TASK PROMPT:
How does the data below read from its first line through the line containing "from plotly.subplots import make_subplots"? Print those lines exactly.

DATASET CONTENT:
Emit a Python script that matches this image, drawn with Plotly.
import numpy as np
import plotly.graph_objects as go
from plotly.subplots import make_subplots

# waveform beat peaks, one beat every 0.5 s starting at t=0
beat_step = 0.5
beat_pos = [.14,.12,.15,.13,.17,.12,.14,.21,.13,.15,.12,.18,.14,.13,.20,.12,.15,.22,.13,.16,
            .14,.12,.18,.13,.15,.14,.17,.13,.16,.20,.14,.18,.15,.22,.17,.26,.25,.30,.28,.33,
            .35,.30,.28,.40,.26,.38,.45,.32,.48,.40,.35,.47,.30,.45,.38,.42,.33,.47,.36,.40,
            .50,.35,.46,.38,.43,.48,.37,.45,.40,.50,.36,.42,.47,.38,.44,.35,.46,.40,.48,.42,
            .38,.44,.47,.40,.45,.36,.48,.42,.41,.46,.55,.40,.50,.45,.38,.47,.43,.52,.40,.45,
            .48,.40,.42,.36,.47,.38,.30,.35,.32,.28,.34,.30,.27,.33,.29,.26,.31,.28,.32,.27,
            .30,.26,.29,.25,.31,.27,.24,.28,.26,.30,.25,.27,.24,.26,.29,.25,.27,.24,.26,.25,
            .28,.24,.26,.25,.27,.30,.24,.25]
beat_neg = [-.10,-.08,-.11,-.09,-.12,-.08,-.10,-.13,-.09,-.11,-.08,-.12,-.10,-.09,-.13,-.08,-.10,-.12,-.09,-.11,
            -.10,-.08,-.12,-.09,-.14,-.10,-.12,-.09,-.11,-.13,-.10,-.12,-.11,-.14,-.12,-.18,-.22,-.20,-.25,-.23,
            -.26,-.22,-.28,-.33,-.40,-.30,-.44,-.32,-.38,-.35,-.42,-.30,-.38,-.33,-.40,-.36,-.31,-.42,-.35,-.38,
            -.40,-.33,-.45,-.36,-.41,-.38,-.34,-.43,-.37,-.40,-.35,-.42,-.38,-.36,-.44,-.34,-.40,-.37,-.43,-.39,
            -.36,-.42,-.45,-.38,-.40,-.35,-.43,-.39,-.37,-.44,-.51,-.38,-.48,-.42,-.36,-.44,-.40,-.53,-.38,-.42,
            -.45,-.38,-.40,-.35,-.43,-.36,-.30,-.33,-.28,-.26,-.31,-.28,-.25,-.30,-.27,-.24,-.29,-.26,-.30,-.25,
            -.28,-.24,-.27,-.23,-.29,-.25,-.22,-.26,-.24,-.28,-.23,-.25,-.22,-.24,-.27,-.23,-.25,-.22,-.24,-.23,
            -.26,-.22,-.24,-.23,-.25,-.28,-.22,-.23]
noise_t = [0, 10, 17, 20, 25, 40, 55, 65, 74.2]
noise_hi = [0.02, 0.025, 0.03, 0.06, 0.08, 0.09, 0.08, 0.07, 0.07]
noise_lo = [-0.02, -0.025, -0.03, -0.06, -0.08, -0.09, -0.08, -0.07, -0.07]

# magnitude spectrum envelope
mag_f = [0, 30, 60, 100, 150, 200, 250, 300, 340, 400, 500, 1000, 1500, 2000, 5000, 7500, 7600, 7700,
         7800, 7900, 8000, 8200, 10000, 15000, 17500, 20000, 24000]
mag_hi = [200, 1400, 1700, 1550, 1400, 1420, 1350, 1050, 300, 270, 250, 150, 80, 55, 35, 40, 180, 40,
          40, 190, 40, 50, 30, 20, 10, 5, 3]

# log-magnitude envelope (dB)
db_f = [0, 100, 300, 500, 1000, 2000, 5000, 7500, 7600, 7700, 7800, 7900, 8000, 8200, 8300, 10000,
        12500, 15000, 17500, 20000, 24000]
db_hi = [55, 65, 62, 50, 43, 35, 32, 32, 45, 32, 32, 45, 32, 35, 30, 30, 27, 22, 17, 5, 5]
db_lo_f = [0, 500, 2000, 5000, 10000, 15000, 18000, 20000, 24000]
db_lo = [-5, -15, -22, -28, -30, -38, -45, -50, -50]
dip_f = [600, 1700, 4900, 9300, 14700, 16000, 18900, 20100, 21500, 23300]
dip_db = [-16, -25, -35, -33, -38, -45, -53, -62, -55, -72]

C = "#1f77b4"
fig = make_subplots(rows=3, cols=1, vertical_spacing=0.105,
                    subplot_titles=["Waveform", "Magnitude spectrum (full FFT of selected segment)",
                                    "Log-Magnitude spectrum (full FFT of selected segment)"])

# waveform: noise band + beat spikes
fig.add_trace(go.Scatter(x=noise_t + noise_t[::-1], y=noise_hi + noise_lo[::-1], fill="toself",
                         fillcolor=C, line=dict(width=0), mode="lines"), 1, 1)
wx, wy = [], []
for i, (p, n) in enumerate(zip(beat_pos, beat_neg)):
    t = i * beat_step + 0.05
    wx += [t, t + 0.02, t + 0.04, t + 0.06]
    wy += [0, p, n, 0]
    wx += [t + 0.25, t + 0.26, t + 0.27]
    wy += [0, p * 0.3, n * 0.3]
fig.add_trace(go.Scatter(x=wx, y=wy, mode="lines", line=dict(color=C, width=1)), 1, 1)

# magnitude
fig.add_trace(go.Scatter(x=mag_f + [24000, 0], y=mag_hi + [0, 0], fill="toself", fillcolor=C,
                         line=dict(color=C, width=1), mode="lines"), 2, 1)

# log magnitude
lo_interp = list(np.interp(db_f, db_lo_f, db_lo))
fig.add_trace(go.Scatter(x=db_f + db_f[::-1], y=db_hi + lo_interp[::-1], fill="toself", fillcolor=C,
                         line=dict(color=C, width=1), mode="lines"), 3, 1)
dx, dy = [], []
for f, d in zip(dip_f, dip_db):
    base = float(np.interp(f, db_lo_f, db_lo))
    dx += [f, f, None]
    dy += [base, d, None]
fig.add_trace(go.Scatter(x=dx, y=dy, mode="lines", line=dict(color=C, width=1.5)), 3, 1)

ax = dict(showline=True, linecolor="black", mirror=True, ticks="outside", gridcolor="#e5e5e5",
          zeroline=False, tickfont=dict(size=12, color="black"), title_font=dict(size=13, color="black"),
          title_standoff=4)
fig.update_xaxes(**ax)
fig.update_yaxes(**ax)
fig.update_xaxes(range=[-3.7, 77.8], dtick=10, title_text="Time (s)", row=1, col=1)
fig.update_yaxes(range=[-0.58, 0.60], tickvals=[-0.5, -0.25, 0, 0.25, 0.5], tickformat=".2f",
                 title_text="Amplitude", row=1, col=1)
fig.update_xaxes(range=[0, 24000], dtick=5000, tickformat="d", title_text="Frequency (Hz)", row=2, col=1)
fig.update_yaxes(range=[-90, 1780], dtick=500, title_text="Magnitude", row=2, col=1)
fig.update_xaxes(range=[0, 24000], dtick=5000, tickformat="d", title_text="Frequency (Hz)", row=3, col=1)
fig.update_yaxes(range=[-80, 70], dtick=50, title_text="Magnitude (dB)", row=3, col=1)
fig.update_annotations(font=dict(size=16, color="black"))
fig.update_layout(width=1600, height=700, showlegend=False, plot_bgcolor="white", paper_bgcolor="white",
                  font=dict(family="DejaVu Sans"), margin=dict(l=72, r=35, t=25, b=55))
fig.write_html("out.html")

THE RESULT:
Emit a Python script that matches this image, drawn with Plotly.
import numpy as np
import plotly.graph_objects as go
from plotly.subplots import make_subplots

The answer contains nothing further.